= DIRECTION =
Include the line containing "(glk) at (636,173)" and all lines before it, repeated exactly from the listing below, without pictures.
--------------------------------------------------
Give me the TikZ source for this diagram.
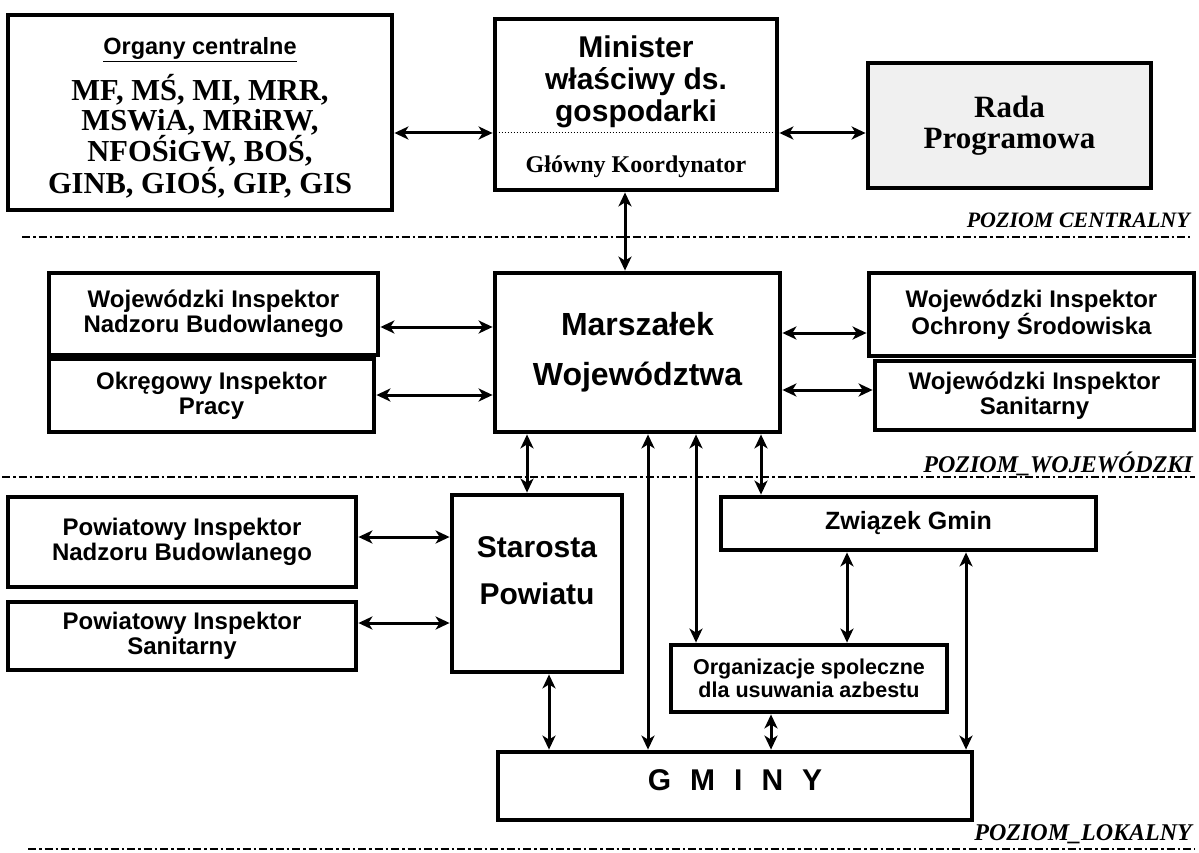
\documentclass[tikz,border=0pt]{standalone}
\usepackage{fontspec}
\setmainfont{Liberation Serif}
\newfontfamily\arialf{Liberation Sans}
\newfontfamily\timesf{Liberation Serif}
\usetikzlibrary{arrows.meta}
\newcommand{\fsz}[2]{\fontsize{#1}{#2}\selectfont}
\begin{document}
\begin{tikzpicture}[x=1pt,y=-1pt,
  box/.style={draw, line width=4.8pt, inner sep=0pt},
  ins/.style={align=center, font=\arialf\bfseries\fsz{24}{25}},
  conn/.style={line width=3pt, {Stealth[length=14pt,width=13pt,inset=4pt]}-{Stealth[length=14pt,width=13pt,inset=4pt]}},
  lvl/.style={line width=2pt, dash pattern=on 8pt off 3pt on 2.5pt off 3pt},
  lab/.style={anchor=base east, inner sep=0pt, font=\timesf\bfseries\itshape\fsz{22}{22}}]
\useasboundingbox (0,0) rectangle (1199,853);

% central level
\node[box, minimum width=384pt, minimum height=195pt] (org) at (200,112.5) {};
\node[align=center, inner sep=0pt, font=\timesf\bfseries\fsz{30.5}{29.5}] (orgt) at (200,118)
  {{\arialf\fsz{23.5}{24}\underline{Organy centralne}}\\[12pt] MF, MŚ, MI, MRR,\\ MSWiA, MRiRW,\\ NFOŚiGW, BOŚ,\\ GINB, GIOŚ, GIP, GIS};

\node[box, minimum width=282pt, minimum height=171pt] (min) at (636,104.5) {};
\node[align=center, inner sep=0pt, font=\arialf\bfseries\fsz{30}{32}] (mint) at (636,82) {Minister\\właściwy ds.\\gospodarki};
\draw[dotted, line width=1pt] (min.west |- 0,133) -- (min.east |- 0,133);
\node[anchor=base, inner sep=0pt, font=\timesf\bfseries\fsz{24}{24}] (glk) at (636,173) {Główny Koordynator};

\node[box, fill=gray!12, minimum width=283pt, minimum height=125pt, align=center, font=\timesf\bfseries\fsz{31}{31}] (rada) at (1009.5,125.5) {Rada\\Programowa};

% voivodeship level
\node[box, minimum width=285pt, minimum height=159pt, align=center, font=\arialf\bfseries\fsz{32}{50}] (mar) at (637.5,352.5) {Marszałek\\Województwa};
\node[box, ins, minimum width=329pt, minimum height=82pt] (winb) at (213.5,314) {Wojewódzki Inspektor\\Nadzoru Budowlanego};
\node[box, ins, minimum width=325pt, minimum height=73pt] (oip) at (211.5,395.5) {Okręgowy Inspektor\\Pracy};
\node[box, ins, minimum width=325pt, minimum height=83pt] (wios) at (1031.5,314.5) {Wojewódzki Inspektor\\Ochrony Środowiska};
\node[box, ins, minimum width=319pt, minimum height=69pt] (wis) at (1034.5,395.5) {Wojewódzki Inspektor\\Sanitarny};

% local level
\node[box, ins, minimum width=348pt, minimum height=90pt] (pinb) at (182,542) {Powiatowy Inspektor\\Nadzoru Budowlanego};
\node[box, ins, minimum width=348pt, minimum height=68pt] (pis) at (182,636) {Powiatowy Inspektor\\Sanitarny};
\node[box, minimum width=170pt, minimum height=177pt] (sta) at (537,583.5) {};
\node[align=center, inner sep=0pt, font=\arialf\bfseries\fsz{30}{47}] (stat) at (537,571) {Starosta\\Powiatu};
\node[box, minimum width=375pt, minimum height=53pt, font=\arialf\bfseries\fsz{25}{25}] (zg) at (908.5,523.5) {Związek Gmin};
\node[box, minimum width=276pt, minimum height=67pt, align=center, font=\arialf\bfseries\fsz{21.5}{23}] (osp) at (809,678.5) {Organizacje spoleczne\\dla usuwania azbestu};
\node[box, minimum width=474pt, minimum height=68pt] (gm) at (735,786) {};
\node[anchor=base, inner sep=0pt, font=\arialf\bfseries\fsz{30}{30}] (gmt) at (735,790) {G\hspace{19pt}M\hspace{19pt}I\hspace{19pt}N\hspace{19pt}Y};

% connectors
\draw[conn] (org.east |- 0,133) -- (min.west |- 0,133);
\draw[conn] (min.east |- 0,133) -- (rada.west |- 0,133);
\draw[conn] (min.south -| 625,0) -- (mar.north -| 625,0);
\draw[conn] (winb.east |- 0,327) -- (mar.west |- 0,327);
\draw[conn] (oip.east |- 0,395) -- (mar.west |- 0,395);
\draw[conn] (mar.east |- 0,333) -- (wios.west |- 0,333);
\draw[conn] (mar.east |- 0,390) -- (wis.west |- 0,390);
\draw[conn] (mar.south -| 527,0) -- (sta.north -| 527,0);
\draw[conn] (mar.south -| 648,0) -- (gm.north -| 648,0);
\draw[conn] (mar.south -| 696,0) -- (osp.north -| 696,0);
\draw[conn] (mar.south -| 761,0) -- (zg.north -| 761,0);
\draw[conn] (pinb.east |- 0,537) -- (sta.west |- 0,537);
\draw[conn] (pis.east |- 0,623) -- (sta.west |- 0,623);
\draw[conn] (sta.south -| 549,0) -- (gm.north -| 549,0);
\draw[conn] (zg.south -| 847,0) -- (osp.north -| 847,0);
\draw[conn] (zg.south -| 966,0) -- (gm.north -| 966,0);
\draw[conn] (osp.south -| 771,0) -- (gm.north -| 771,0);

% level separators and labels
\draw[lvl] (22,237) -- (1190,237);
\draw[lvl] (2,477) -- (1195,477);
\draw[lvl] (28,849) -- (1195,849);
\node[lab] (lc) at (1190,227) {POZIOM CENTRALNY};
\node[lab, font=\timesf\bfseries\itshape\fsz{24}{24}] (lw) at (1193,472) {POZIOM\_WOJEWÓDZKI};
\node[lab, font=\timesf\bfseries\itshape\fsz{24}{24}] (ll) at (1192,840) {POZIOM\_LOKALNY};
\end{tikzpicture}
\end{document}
--------------------------------------------------
= TASK RESPONSE =
Give me the TikZ source for this diagram.
\documentclass[tikz,border=0pt]{standalone}
\usepackage{fontspec}
\setmainfont{Liberation Serif}
\newfontfamily\arialf{Liberation Sans}
\newfontfamily\timesf{Liberation Serif}
\usetikzlibrary{arrows.meta}
\newcommand{\fsz}[2]{\fontsize{#1}{#2}\selectfont}
\begin{document}
\begin{tikzpicture}[x=1pt,y=-1pt,
  box/.style={draw, line width=4.8pt, inner sep=0pt},
  ins/.style={align=center, font=\arialf\bfseries\fsz{24}{25}},
  conn/.style={line width=3pt, {Stealth[length=14pt,width=13pt,inset=4pt]}-{Stealth[length=14pt,width=13pt,inset=4pt]}},
  lvl/.style={line width=2pt, dash pattern=on 8pt off 3pt on 2.5pt off 3pt},
  lab/.style={anchor=base east, inner sep=0pt, font=\timesf\bfseries\itshape\fsz{22}{22}}]
\useasboundingbox (0,0) rectangle (1199,853);

% central level
\node[box, minimum width=384pt, minimum height=195pt] (org) at (200,112.5) {};
\node[align=center, inner sep=0pt, font=\timesf\bfseries\fsz{30.5}{29.5}] (orgt) at (200,118)
  {{\arialf\fsz{23.5}{24}\underline{Organy centralne}}\\[12pt] MF, MŚ, MI, MRR,\\ MSWiA, MRiRW,\\ NFOŚiGW, BOŚ,\\ GINB, GIOŚ, GIP, GIS};

\node[box, minimum width=282pt, minimum height=171pt] (min) at (636,104.5) {};
\node[align=center, inner sep=0pt, font=\arialf\bfseries\fsz{30}{32}] (mint) at (636,82) {Minister\\właściwy ds.\\gospodarki};
\draw[dotted, line width=1pt] (min.west |- 0,133) -- (min.east |- 0,133);
\node[anchor=base, inner sep=0pt, font=\timesf\bfseries\fsz{24}{24}] (glk) at (636,173) {Główny Koordynator};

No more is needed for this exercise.